Exercise description:
Copy from the first line below down to and including the line with "width = edges[1] - edges[0]". Skip the pictures.

Source excerpt:
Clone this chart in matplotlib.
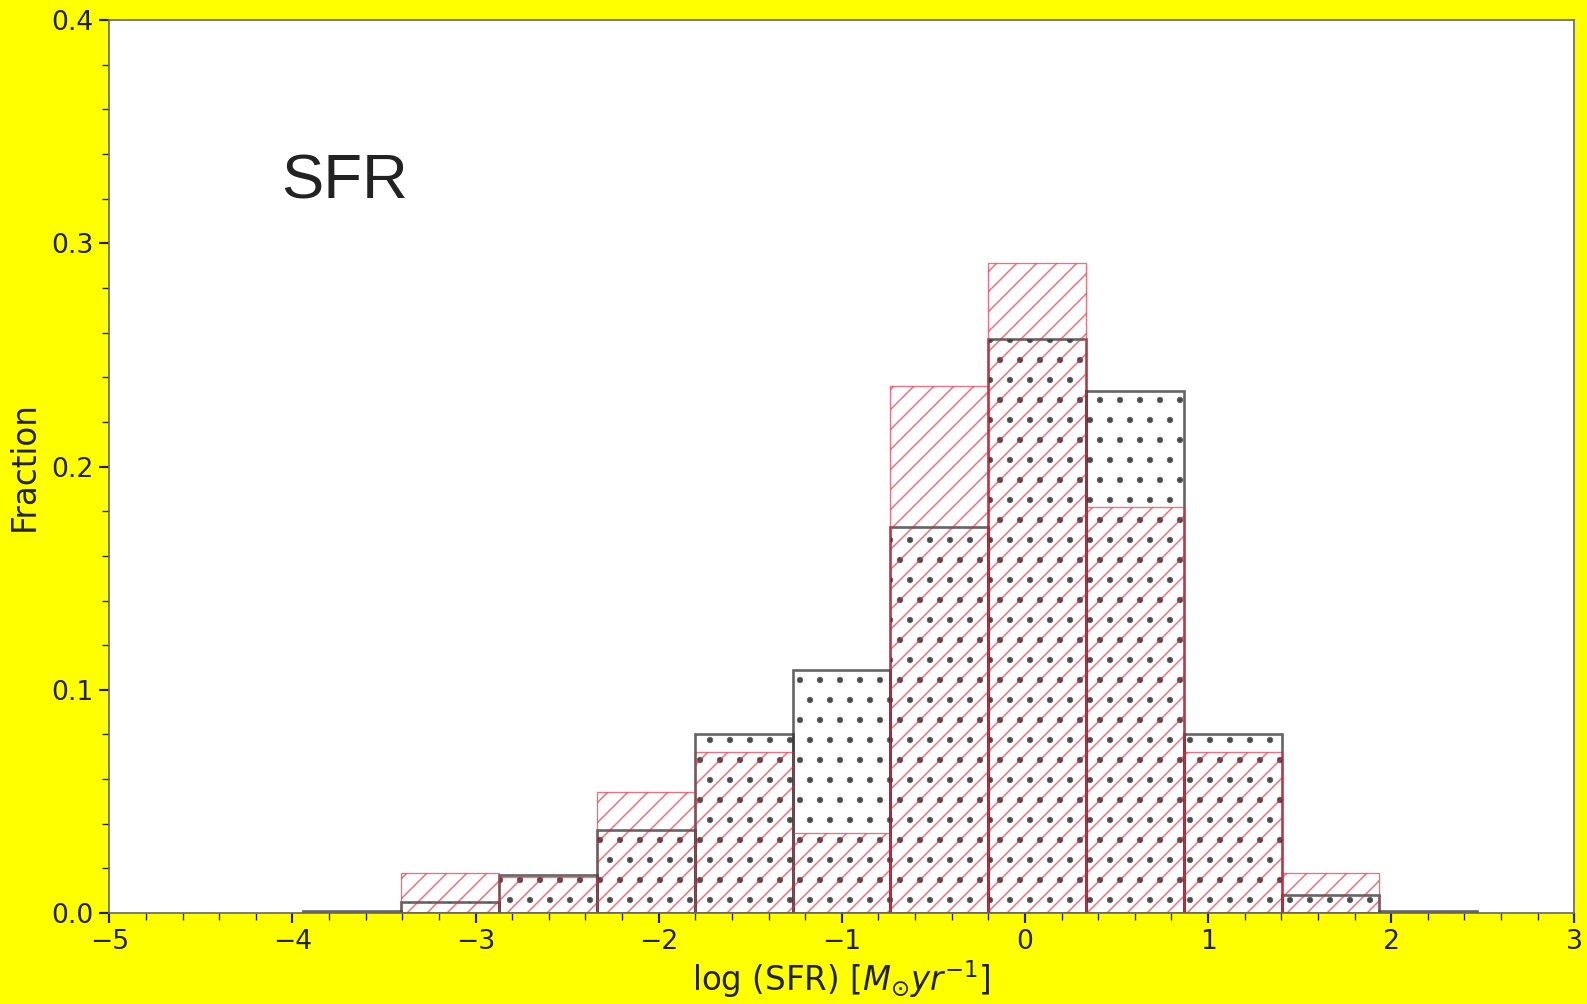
import numpy as np
import matplotlib
matplotlib.use("Agg")
import matplotlib.pyplot as plt
from matplotlib.ticker import MultipleLocator

# bin edges of log(SFR) histogram
bin_lo = -3.94
bin_hi = 2.47
n_bins = 12

# fractions per bin
frac_black = [0.001, 0.005, 0.017, 0.037, 0.080, 0.109, 0.173, 0.257, 0.234, 0.080, 0.008, 0.001]
frac_red = [0.0, 0.018, 0.016, 0.054, 0.072, 0.036, 0.236, 0.291, 0.182, 0.072, 0.018, 0.0]

edges = np.linspace(bin_lo, bin_hi, n_bins + 1)
width = edges[1] - edges[0]

fig = plt.figure(figsize=(1587 / 120, 1004 / 120), dpi=120, facecolor="#ffff00")
ax = fig.add_axes([0.0689, 0.0906, 0.9231, 0.8894])

# hatch linewidth is picked up when the patch is made
plt.rcParams["hatch.linewidth"] = 1.4
ax.bar(edges[:-1], frac_black, width=width, align="edge", fill=False,
       edgecolor=(0.2, 0.2, 0.2, 0.75), linewidth=1.6, hatch=".")
plt.rcParams["hatch.linewidth"] = 0.9
ax.bar(edges[:-1], frac_red, width=width, align="edge", fill=False,
       edgecolor=(0.88, 0.15, 0.25, 0.65), linewidth=0.8, hatch="//")

ax.set_xlim(-5, 3)
ax.set_ylim(0, 0.4)
ax.xaxis.set_major_locator(MultipleLocator(1))
ax.xaxis.set_minor_locator(MultipleLocator(0.2))
ax.yaxis.set_major_locator(MultipleLocator(0.1))
ax.yaxis.set_minor_locator(MultipleLocator(0.02))
ax.tick_params(which="major", direction="out", length=6, width=1.3, labelsize=16, colors="#222222")
ax.tick_params(which="minor", direction="out", length=4, width=0.8, colors="#222222")
for s in ax.spines.values():
    s.set_color("#666666")
    s.set_linewidth(1.0)

ax.set_xlabel(r"log (SFR) [$M_{\odot} yr^{-1}$]", fontsize=19.5, color="#222222", labelpad=2)
ax.set_ylabel("Fraction", fontsize=19.5, color="#222222", labelpad=6)
ax.text(0.1175, 0.80, "SFR", transform=ax.transAxes, fontsize=38, va="baseline",
        family="Liberation Sans", color="#222222")

fig.savefig("out.png", dpi=120, facecolor=fig.get_facecolor())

In response:
Clone this chart in matplotlib.
import numpy as np
import matplotlib
matplotlib.use("Agg")
import matplotlib.pyplot as plt
from matplotlib.ticker import MultipleLocator

# bin edges of log(SFR) histogram
bin_lo = -3.94
bin_hi = 2.47
n_bins = 12

# fractions per bin
frac_black = [0.001, 0.005, 0.017, 0.037, 0.080, 0.109, 0.173, 0.257, 0.234, 0.080, 0.008, 0.001]
frac_red = [0.0, 0.018, 0.016, 0.054, 0.072, 0.036, 0.236, 0.291, 0.182, 0.072, 0.018, 0.0]

edges = np.linspace(bin_lo, bin_hi, n_bins + 1)
width = edges[1] - edges[0]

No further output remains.